Comme son prédécesseur, PATOUILLET ne nourrit aucune indulgence pour le jansénisme, qu’il définit comme un “parti”, n’hésitant pas à intégrer les “Novateurs”, ainsi qu’il les appelle, dans la catégorie des hérétiques assimilés aux Réformés : “Loin d’être de très bons catholiques, comme on ose l’assurer dans un ouvrage récent [il fait ici référence au premier tome de l’Encyclopédie, article Aristotélisme], ils ont au contraire enseigné des hérésies formelles.” COLONIA et PATOUILLET, grands amateurs de censure, ne font pas mystère de leur volonté de faire interdire et brûler les livres incriminés. L’objectif des deux jésuites ne se limite pas à développer les tenants et les aboutissants d’une querelle théologique par ailleurs largement débattue dans d’innombrables ouvrages ; en effet, ces derniers visent à dresser un véritable catalogue de livres hérétiques, sans se rendre compte que, par leur zèle excessif, ils contribuent, de manière ouverte ou détournée, à la promotion des idées et des auteurs jansénistes. Tels des inquisiteurs, ils dénichent avec soin la plus petite allusion, la moindre citation et tout discours qui semble s’écarter un tant soit peu du dogme. Ils voient l’ennemi partout, souvent caché sous un pseudonyme, voire dissimulé dans des ouvrages “respectables” apparus à l’occasion de nouvelles éditions remaniées ou de simples changements de titres d’ouvrages condamnés.
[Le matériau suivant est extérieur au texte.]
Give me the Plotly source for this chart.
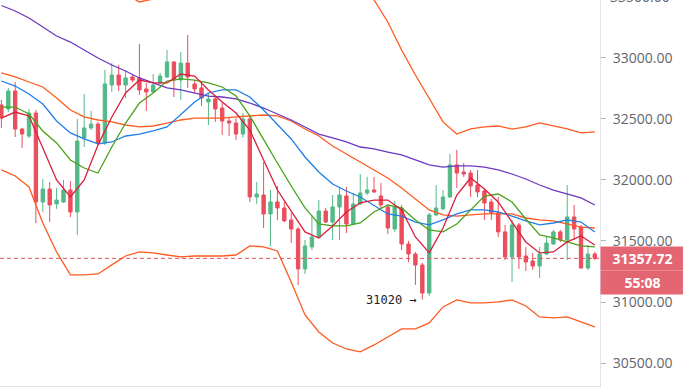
import plotly.graph_objects as go

# ---------------- data ----------------
candle_idx = list(range(87))
opens = [32613, 32580, 32727, 32416, 32359, 32547, 31819, 31925, 31803, 31819,
         31917, 31737, 32343, 32425, 32457, 32302, 32776, 32858, 32776, 32842,
         32834, 32744, 32719, 32793, 32842, 32965, 32817, 32956, 32785, 32752,
         32637, 32662, 32588, 32482, 32465, 32375, 32498, 31860, 31876, 31721,
         31819, 31770, 31672, 31598, 31271, 31451, 31533, 31745, 31655, 31778,
         31868, 31639, 31803, 31893, 31917, 31868, 31778, 31598, 31770, 31475,
         31393, 31303, 31074, 31713, 31762, 31860, 32122, 32064, 32056, 31958,
         31909, 31819, 31729, 31574, 31369, 31631, 31377, 31336, 31295, 31393,
         31475, 31574, 31508, 31696, 31614, 31279, 31393]
highs = [32654, 32752, 32801, 32425, 32580, 32572, 32007, 31983, 31934, 31999,
         31991, 32498, 32703, 32564, 32474, 32899, 32956, 32940, 32891, 32858,
         33112, 32793, 32866, 32875, 33063, 32973, 33046, 33186, 32817, 32801,
         32711, 32678, 32629, 32515, 32506, 32547, 32531, 31983, 32146, 31917,
         31950, 31819, 31729, 31614, 31508, 31713, 31835, 31770, 31876, 31942,
         31942, 31893, 32048, 32024, 32024, 31974, 31795, 31827, 31795, 31500,
         31410, 31320, 31729, 31958, 31917, 32212, 32245, 32138, 32081, 32081,
         31934, 31844, 31860, 31631, 31672, 31647, 31451, 31402, 31451, 31533,
         31590, 31590, 31958, 31795, 31631, 31467, 31410]
lows = [32425, 32555, 32351, 32261, 32343, 31647, 31737, 31655, 31762, 31811,
        31696, 31549, 32269, 32408, 32285, 32285, 32719, 32727, 32670, 32801,
        32695, 32564, 32711, 32785, 32834, 32678, 32654, 32752, 32711, 32605,
        32449, 32474, 32367, 32359, 32326, 32343, 31819, 31803, 31606, 31459,
        31672, 31655, 31483, 31140, 31230, 31426, 31524, 31647, 31508, 31508,
        31565, 31631, 31795, 31876, 31893, 31770, 31557, 31574, 31426, 31328,
        31140, 31020, 31050, 31704, 31754, 31852, 31934, 32024, 31860, 31860,
        31672, 31672, 31533, 31344, 31164, 31271, 31254, 31262, 31197, 31385,
        31467, 31492, 31344, 31508, 31271, 31262, 31344]
closes = [32506, 32727, 32416, 32375, 32547, 31819, 31925, 31795, 31835, 31917,
          31737, 32318, 32425, 32457, 32302, 32785, 32858, 32776, 32834, 32817,
          32736, 32719, 32776, 32850, 32965, 32817, 32956, 32842, 32744, 32670,
          32662, 32580, 32482, 32465, 32375, 32498, 31860, 31884, 31721, 31819,
          31770, 31664, 31598, 31271, 31459, 31533, 31745, 31655, 31778, 31876,
          31639, 31803, 31893, 31917, 31901, 31795, 31606, 31778, 31475, 31393,
          31303, 31074, 31713, 31770, 31860, 32122, 32056, 32048, 31950, 31901,
          31811, 31729, 31574, 31369, 31631, 31369, 31328, 31295, 31393, 31483,
          31574, 31508, 31696, 31598, 31279, 31393, 31357.72]

line_x = list(range(0, 87, 2))
ma_fast = [32506, 32555, 32523, 32261, 31999, 31860, 31999, 32285, 32515, 32711,
           32817, 32793, 32793, 32866, 32850, 32736, 32637, 32547, 32408, 32163,
           31917, 31745, 31574, 31524, 31623, 31737, 31811, 31835, 31835, 31754,
           31533, 31402, 31606, 31876, 32015, 31925, 31819, 31655, 31492, 31402,
           31410, 31492, 31541, 31467]
ma_mid = [32596, 32596, 32539, 32400, 32302, 32163, 32097, 32056, 32269, 32465,
          32629, 32711, 32809, 32826, 32817, 32793, 32760, 32686, 32523, 32326,
          32138, 31950, 31770, 31639, 31623, 31623, 31647, 31737, 31794, 31770,
          31672, 31590, 31574, 31639, 31754, 31868, 31884, 31819, 31680, 31549,
          31525, 31492, 31459, 31451]
ma_slow = [32809, 32768, 32703, 32621, 32482, 32384, 32335, 32294, 32310, 32359,
           32375, 32400, 32433, 32531, 32637, 32711, 32736, 32736, 32678, 32572,
           32457, 32335, 32187, 32064, 31966, 31909, 31860, 31794, 31721, 31704,
           31655, 31631, 31672, 31721, 31754, 31754, 31737, 31704, 31664, 31631,
           31647, 31672, 31655, 31574]
ma_long = [33427, 33382, 33325, 33251, 33177, 33128, 33063, 32997, 32940, 32891,
           32834, 32793, 32752, 32736, 32711, 32686, 32678, 32662, 32629, 32588,
           32539, 32490, 32433, 32375, 32343, 32310, 32269, 32253, 32228, 32204,
           32163, 32122, 32105, 32114, 32114, 32105, 32081, 32048, 32007, 31958,
           31917, 31884, 31852, 31794]
bb_upper = [33668, 33652, 33660, 33873, 33930, 33922, 33808, 33750, 33644, 33521,
            33456, 33480, 33546, 33611, 33636, 33636, 33636, 33644, 33587, 33611,
            33627, 33799, 33938, 33963, 33889, 33808, 33701, 33472, 33292, 33063,
            32858, 32670, 32474, 32375, 32417, 32433, 32441, 32416, 32433, 32466,
            32441, 32417, 32384, 32392]
bb_mid = [32875, 32842, 32801, 32760, 32670, 32572, 32515, 32490, 32474, 32449,
          32433, 32441, 32465, 32490, 32506, 32506, 32506, 32515, 32523, 32531,
          32523, 32482, 32416, 32359, 32277, 32212, 32146, 32081, 32015, 31934,
          31844, 31754, 31713, 31704, 31713, 31721, 31721, 31721, 31688, 31672,
          31664, 31639, 31614, 31606]
bb_lower = [32081, 32032, 31942, 31647, 31410, 31222, 31222, 31230, 31304, 31377,
            31410, 31402, 31385, 31369, 31377, 31377, 31377, 31385, 31459, 31451,
            31418, 31164, 30894, 30755, 30665, 30616, 30592, 30649, 30714, 30780,
            30780, 30829, 30960, 31017, 30993, 30993, 31001, 31017, 30968, 30878,
            30870, 30878, 30837, 30796]

y_ticks = [30500, 31000, 31500, 32000, 32500, 33000, 33500]
y_range = [30313, 33472]
x_range = [-0.203, 86.75]
last_price = closes[-1]
countdown = "55:08"
low_value = 31020
low_index = 61

# ---------------- style ----------------
UP = "#53b987"
DOWN = "#eb4d5c"
LABEL_BG = "#e46673"
AXIS_GRAY = "#e0e3eb"
TEXT_GRAY = "#62656e"

fig = go.Figure()

line_specs = [
    (bb_upper, "#ff5a1f"),
    (bb_mid, "#ff5a1f"),
    (bb_lower, "#ff5a1f"),
    (ma_long, "#6c37c2"),
    (ma_slow, "#1f7fe6"),
    (ma_mid, "#4aa11a"),
    (ma_fast, "#d81f3b"),
]
for vals, col in line_specs:
    fig.add_trace(go.Scatter(x=line_x, y=vals, mode="lines",
                             line=dict(color=col, width=1.3),
                             hoverinfo="skip"))

fig.add_trace(go.Candlestick(
    x=candle_idx, open=opens, high=highs, low=lows, close=closes,
    increasing=dict(line=dict(color=UP, width=1), fillcolor=UP),
    decreasing=dict(line=dict(color=DOWN, width=1), fillcolor=DOWN),
    whiskerwidth=0, hoverinfo="skip"))

# current price dashed line
fig.add_shape(type="line", xref="paper", x0=0, x1=1, yref="y",
              y0=last_price, y1=last_price,
              line=dict(color="#e0525f", width=1, dash="4px,3px"))

# price & countdown boxes on the axis
fig.add_annotation(xref="paper", x=1, xanchor="left", yref="y", y=last_price,
                   yanchor="middle", text="<b>%.2f</b>" % last_price,
                   showarrow=False, bgcolor=LABEL_BG, width=83, height=23,
                   borderpad=0, align="center",
                   font=dict(color="white", size=14, family="Open Sans"))
fig.add_annotation(xref="paper", x=1, xanchor="left", yref="y", y=last_price,
                   yanchor="top", yshift=-12, text="<b>%s</b>" % countdown,
                   showarrow=False, bgcolor=LABEL_BG, width=83, height=23,
                   borderpad=0, align="center",
                   font=dict(color="white", size=14, family="Open Sans"))

# low marker
fig.add_annotation(x=low_index, y=low_value, xanchor="right", yanchor="middle",
                   xshift=-3, text="%d \u2192" % low_value, showarrow=False,
                   font=dict(color="#222222", size=12, family="DejaVu Sans Mono"))

# partially visible top tick label
frac_top = (y_ticks[-1] - y_range[0]) / (y_range[1] - y_range[0])
fig.add_annotation(xref="paper", x=1, xanchor="left", xshift=8,
                   yref="paper", y=frac_top, yanchor="middle",
                   text="%.2f" % y_ticks[-1], showarrow=False,
                   font=dict(color=TEXT_GRAY, size=14, family="Open Sans"))

fig.update_layout(
    width=683, height=389,
    margin=dict(l=0, r=83, t=0, b=3),
    paper_bgcolor="white", plot_bgcolor="white",
    showlegend=False, hovermode=False,
    xaxis=dict(range=x_range, showticklabels=False, showgrid=False,
               zeroline=False, showline=True, linecolor=AXIS_GRAY,
               linewidth=1, rangeslider=dict(visible=False), ticks=""),
    yaxis=dict(range=y_range, side="right", showgrid=False, zeroline=False,
               showline=True, linecolor=AXIS_GRAY, linewidth=1,
               tickvals=y_ticks, ticktext=["%.2f" % v for v in y_ticks],
               ticks="outside", ticklen=5, tickcolor="#b2b5be",
               ticklabelstandoff=4,
               tickfont=dict(color=TEXT_GRAY, size=14, family="Open Sans")),
)

fig.write_html("out.html", config={"displayModeBar": False},
               post_script="document.body.style.margin='0px';"
                           "document.body.style.overflow='hidden';")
Après une notice bibliographique simplifiée sur chaque livre incriminé, les auteurs entament une analyse pointilleuse de son contenu et concluent en rendant leur verdict sur l’hétérodoxie du propos. C’est ainsi qu’Annales pour servir d’étrennes aux amis de la vérité est qualifié d’élixir, une essence de mensonges, que Catéchisme de la pénitence qui conduit les pécheurs à une véritable conversion est jugé très dangereux, et que les Nouvelles ecclésiastiques ne sont qu’un trésor de mensonges, non de mensonges légers, de fictions innocentes, de railleries ingénieuses, mais d’affreux blasphèmes contre Dieu, de déclamations forcenées contre les décisions de l’Église, d’expressions séditieuses contre le Roi, ses ministres & toutes les puissances établies de Dieu d’impostures atroces contre les fidèles soumis à la bulle, de faux miracles controuvés pour séduire les simples, de convulsions diaboliques érigées en dons du Ciel, etc. Très versés en casuistique, COLONIA et PATOUILLET ne cessent d’ergoter et ne laissent passer aucun détail, aucune allusion, énumérant les points litigieux page après page. La lecture de leur ouvrage s’avère parfois malaisée pour le profane qui, ne disposant pas de solides notions en théologie, risque de se perdre dans des débats complexes. Les condamnations qui ont frappé la plupart des livres présentés ne manquent jamais d’être évoquées, et nos théologiens rappellent que le seul fait de détenir un des ouvrages interdits est passible d’excommunication. Dans la liste des proscrits nous retrouvons sans surprise les adeptes les plus éminents du jansénisme, comme le grand ARNAULD, PASCAL, SAINT-CYRAN, QUESNEL, GERBERON, COLBERT de CROISSY, PETITPIED et LEMAISTRE de SACY. Mais nous y découvrons également d’autres personnalités, soupçonnées de simple sympathie ou d’indulgence à l’égard des Jansénistes, comme BOSSUET, BOILEAU, et même Madame de SÉVIGNÉ.
Le propos de l’ouvrage est généralement virulent, agressif et polémique, ce qui vaudra à cette nouvelle édition d’être à son tour mise à l’Index le 11 mars 1754. Cette sanction ne constitue pas le moindre des paradoxes, dans la mesure où elle frappe un livre qui défend farouchement la foi catholique et l’autorité suprême de Rome. L’interdiction n’empêchera pourtant pas une nouvelle édition d’être publiée à Anvers en 1755. Pour sa part, PATOUILLET, poursuivant sa “croisade” contre les Jansénistes, s’impliquera directement dans une lutte opposant, au Parlement en 1756, l’évêque de Paris aux Jésuites, attitude qui lui vaudra d’être un temps exilé à Amiens par lettre de cachet. À son retour, notre homme, guère assagi, poursuivra inlassablement sa guerre de libelles contre les parlementaires, mais aussi contre VOLTAIRE. Retiré à Avignon, il mourra dans cette ville en 1779.